Faisons attention de bien rectifier toutes nos intentions. La ligne droite est le plus court chemin. Voilà ce que Dieu nous dit: faisons‑le de suite. Dieu est ici, nous sommes là: quelle est la ligne droite? C'est l'intention droite: prenez‑la en toutes vos actions. Si vous ne l'avez pas prise, vous trouverez à droite un précipice, à gauche vous en trouverez dix, comme dit le Psalmiste: “Qu’il en tombe mille à tes côtés et dix mille à ta droite” (Ps 91[90]:7). Le chemin dans lequel vous auriez dû marcher est devenu une route où il vous sera impossible d'avancer.

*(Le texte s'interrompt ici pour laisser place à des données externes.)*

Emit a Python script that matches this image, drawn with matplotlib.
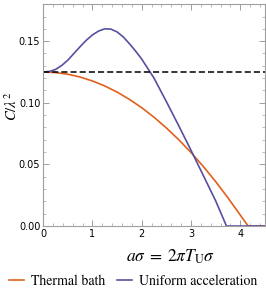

Ayez donc la droite intention qui fait l'honnêteté de l'âme, la splendeur du caractère, et qui est certainement la plus belle lumière morale qui soit au monde. Dans tout ce que vous entreprenez, demandez à Dieu, avec le prophète Isaïe, de purifier votre intention. Le bon Dieu est la vérité et la beauté même. Or la vérité et la beauté sont dans l'intention. C'est par là que vous atteindrez le beau, que vous atteindrez Dieu; c'est là le parfait idéal de la vie religieuse. Demandez bien à la bonne Mère cette excellente vertu, car c'en est une: c'est la reine des vertus morales. On demandait déjà cette vertu dans les premiers âges du monde, et Dieu récompensait magnifiquement cette prière. Voyez ce jeune roi que vante l'Ecriture, quelle était sa prière?: “Seigneur, donnez‑moi non pas les richesses de la terre et la multitude des troupeaux; mais donnez‑moi un cœur droit”. Et Dieu fit ce coeur large comme la mer. “Parce que tu ne m'as pas demandé les choses de la terre, dit‑il à Salomon, je te les donnerai en surabondance avec celles du ciel.” Demandons bien ces deux choses: “Dieu, crée pour moi un coeur pur, restaure en ma poitrine un esprit ferme” (Ps 51 [50]:12). Le cœur pur et la droite intention, voilà les deux ailes de notre âme, les deux avirons qui conduiront notre barque sur cette mer, qui la dirigeront sûrement toujours et la feront marcher efficacement vers le port. C'est le don de notre saint Fondateur, c'est le don de la bonne Mère, ce doit être précisément le nôtre: c'est notre fortune, notre héritage, ne l'oublions pas. Que le Sauveur Jésus daigne écouter nos prières à tous. Me faisant votre intercesseur auprès de lui, je lui demande de répandre ce double esprit dans vos âmes. Sauveur Jésus, donnez‑nous toujours la pureté de la conscience. Sauveur Jésus, donnez‑nous toujours une volonté ferme, constante, et que cette volonté fasse en moi toujours la droiture d'intention.